Isaac Myers, Labor Union Administrator born

Isaac Myers

*Isaac Myers was born on this date in 1835. He was a pioneering Black trade unionist, a cooperative organizer, and a caulker.

Myers was born free in Baltimore, though Maryland was a slave state. Since the state of Maryland did not offer public education for Black youth, Myers had to acquire his early education from a private day school run by Rev. John Fortie. At 16, he began work as a caulker, sealing seams in ships. In the 1850s, Myers married Emma V. Morgan, who died in 1868. With her, they had three children, including political activist George A. Myers. He later married Sarah E. Deaver.

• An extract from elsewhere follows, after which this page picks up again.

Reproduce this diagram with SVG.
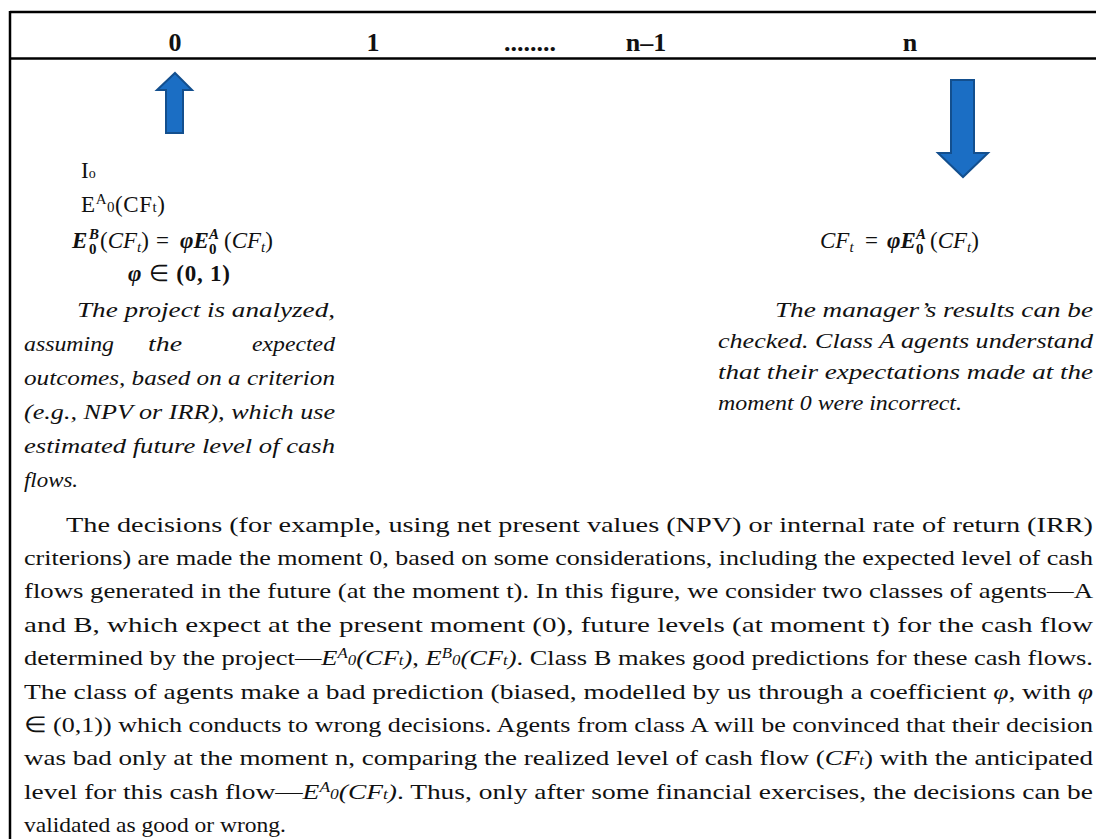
<svg xmlns="http://www.w3.org/2000/svg" width="1096" height="839" viewBox="0 0 1096 839">
<style>
text{font-family:"Liberation Serif","Times New Roman",serif;fill:#111;}
.hd{font-size:26px;font-weight:bold;text-anchor:middle;}
.b{font-weight:bold;}
.i{font-style:italic;}
.bi{font-weight:bold;font-style:italic;}
.body{font-size:22px;}
.it{font-size:22px;font-style:italic;}
.m{font-size:23px;}
.s{font-size:15px;}
.arrow{fill:#1B6EC4;stroke:#134F8E;stroke-width:2;}
.rule{stroke:#000;stroke-width:2.5;fill:none;}
</style>
<rect width="1096" height="839" fill="#fff"/>
<g id="frame">
<line class="rule" x1="10" y1="12" x2="1096" y2="12"/>
<line class="rule" x1="10" y1="58.5" x2="1096" y2="58.5"/>
<line class="rule" x1="10" y1="11" x2="10" y2="839"/>
</g>
<g id="timeline">
<text class="hd" x="175" y="51">0</text>
<text class="hd" x="373" y="51">1</text>
<text class="hd" x="530" y="51">........</text>
<text class="hd" x="646" y="51">n–1</text>
<text class="hd" x="910" y="51">n</text>
</g>
<g id="connectors">
<polygon id="arrow-up" class="arrow" points="175,73 192,90 183,90 183,133 166,133 166,90 157,90"/>
<polygon id="arrow-down" class="arrow" points="951,80 974,80 974,153 988,153 963,177 938,153 951,153"/>
</g>
<g id="moment0">
<text x="81" y="178" font-size="23">I<tspan font-size="14">o</tspan></text>
<text x="81" y="212" font-size="23" textLength="84">E<tspan class="s" dy="-8">A</tspan><tspan class="s" dy="8">0</tspan>(CF<tspan class="s">t</tspan>)</text>
<text class="m" y="248">
<tspan class="bi" x="72">E</tspan>
<tspan class="bi s" x="89" y="239">B</tspan>
<tspan class="b s" x="89" y="254">0</tspan>
<tspan x="100" y="248">(</tspan><tspan class="i">CF</tspan><tspan class="i s" dy="4">t</tspan><tspan dy="-4">)</tspan>
<tspan x="156">=</tspan>
<tspan class="bi" x="180">φE</tspan>
<tspan class="bi s" x="209" y="239">A</tspan>
<tspan class="b s" x="209" y="254">0</tspan>
<tspan x="224" y="248">(</tspan><tspan class="i">CF</tspan><tspan class="i s" dy="4">t</tspan><tspan dy="-4">)</tspan>
</text>
<text class="m" x="128" y="281" textLength="102"><tspan class="bi">φ</tspan> ∈ <tspan class="b">(0, 1)</tspan></text>
<text class="it" x="77" y="317" textLength="258" lengthAdjust="spacingAndGlyphs">The project is analyzed,</text>
<text class="it" x="24" y="351" textLength="90" lengthAdjust="spacingAndGlyphs">assuming</text>
<text class="it" x="148" y="351" textLength="34" lengthAdjust="spacingAndGlyphs">the</text>
<text class="it" x="252" y="351" textLength="83" lengthAdjust="spacingAndGlyphs">expected</text>
<text class="it" x="24" y="385" textLength="311" lengthAdjust="spacingAndGlyphs">outcomes, based on a criterion</text>
<text class="it" x="24" y="419" textLength="311" lengthAdjust="spacingAndGlyphs">(e.g., NPV or IRR), which use</text>
<text class="it" x="24" y="453" textLength="311" lengthAdjust="spacingAndGlyphs">estimated future level of cash</text>
<text class="it" x="24" y="487" textLength="54" lengthAdjust="spacingAndGlyphs">flows.</text>
</g>
<g id="momentn">
<text class="m" y="248">
<tspan class="i" x="820">CF</tspan><tspan class="i s" dy="4">t</tspan>
<tspan x="865" dy="-4">=</tspan>
<tspan class="bi" x="887">φE</tspan>
<tspan class="bi s" x="916" y="239">A</tspan>
<tspan class="b s" x="916" y="254">0</tspan>
<tspan x="930" y="248">(</tspan><tspan class="i">CF</tspan><tspan class="i s" dy="4">t</tspan><tspan dy="-4">)</tspan>
</text>
<text class="it" x="775" y="317" textLength="318" lengthAdjust="spacingAndGlyphs">The manager’s results can be</text>
<text class="it" x="718" y="348" textLength="375" lengthAdjust="spacingAndGlyphs">checked. Class A agents understand</text>
<text class="it" x="718" y="379" textLength="375" lengthAdjust="spacingAndGlyphs">that their expectations made at the</text>
<text class="it" x="718" y="410" textLength="244" lengthAdjust="spacingAndGlyphs">moment 0 were incorrect.</text>
</g>
<g id="caption">
<text class="body" x="66" y="532" textLength="1027" lengthAdjust="spacingAndGlyphs">The decisions (for example, using net present values (NPV) or internal rate of return (IRR)</text>
<text class="body" x="24" y="565" textLength="1069" lengthAdjust="spacingAndGlyphs">criterions) are made the moment 0, based on some considerations, including the expected level of cash</text>
<text class="body" x="24" y="598" textLength="1069" lengthAdjust="spacingAndGlyphs">flows generated in the future (at the moment t). In this figure, we consider two classes of agents—A</text>
<text class="body" x="24" y="632" textLength="1069" lengthAdjust="spacingAndGlyphs">and B, which expect at the present moment (0), future levels (at moment t) for the cash flow</text>
<text class="body" x="24" y="665" textLength="1069" lengthAdjust="spacingAndGlyphs">determined by the project—<tspan class="i">E<tspan font-size="14" dy="-7">A</tspan><tspan font-size="14" dy="7">0</tspan>(CF<tspan font-size="14">t</tspan>)</tspan>, <tspan class="i">E<tspan font-size="14" dy="-7">B</tspan><tspan font-size="14" dy="7">0</tspan>(CF<tspan font-size="14">t</tspan>)</tspan>. Class B makes good predictions for these cash flows.</text>
<text class="body" x="24" y="699" textLength="1069" lengthAdjust="spacingAndGlyphs">The class of agents make a bad prediction (biased, modelled by us through a coefficient <tspan class="i">φ</tspan>, with <tspan class="i">φ</tspan></text>
<text class="body" x="24" y="732" textLength="1069" lengthAdjust="spacingAndGlyphs">∈ (0,1)) which conducts to wrong decisions. Agents from class A will be convinced that their decision</text>
<text class="body" x="24" y="765" textLength="1069" lengthAdjust="spacingAndGlyphs">was bad only at the moment n, comparing the realized level of cash flow (<tspan class="i">CF<tspan font-size="14">t</tspan></tspan>) with the anticipated</text>
<text class="body" x="24" y="799" textLength="1069" lengthAdjust="spacingAndGlyphs">level for this cash flow—<tspan class="i">E<tspan font-size="14" dy="-7">A</tspan><tspan font-size="14" dy="7">0</tspan>(CF<tspan font-size="14">t</tspan>)</tspan>. Thus, only after some financial exercises, the decisions can be</text>
<text class="body" x="24" y="832" textLength="262" lengthAdjust="spacingAndGlyphs">validated as good or wrong.</text>
</g>
</svg>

In 1860, Myers left caulking to work in a grocery business leading him to set up a short-lived cooperative grocery in 1864. He returned to caulking in 1865. After the American Civil War, white workers' competition for jobs led to strikes and protests, forcing over 1000 black caulkers to lose their jobs. Myers proposed the workers collectively pool resources and form a cooperative shipyard and railway, the Chesapeake Marine Railway and Dry Dock Company, to provide themselves with employment. The cooperative, opening in February 1866, was initially a great success, employing over 300 black workers.

Myers and others also established the Colored Caulkers Trade Union Society in 1868, to which he was elected president. The National Labor Union took interest, inviting the Colored Caulkers Trade Union Society to their annual convention. The move was significant for what had previously been an all-white union, but black workers continued to face opposition to membership. In response, the Colored National Labor Union was established in 1869, with Myers as president.

He was succeeded in 1872 as President by Frederick Douglass. Following his departure from the CFNL, Myer's continued working and contributing to the labor movement. He became increasingly involved in the Republican Party during the 1870s. Myers worked as both a Customs Service agent and a postal service agent under President Ulysses S. Grant's abolitionist Postmaster General John Creswell. He was the first known African American postal inspector, serving from 1870 until 1879, after which he returned to operate a coal yard in Baltimore. Myers also organized and became President of the Maryland Colored State Industrial Fair Association, the Colored Businessmen's Association of Baltimore, the Colored Building and Loan Association, and the Aged Ministers Home of the A.M.E. Church.

Isaac Myers died on January 26, 1891. The Frederick Douglass Isaac Myers Maritime Park in Baltimore was named after Myers.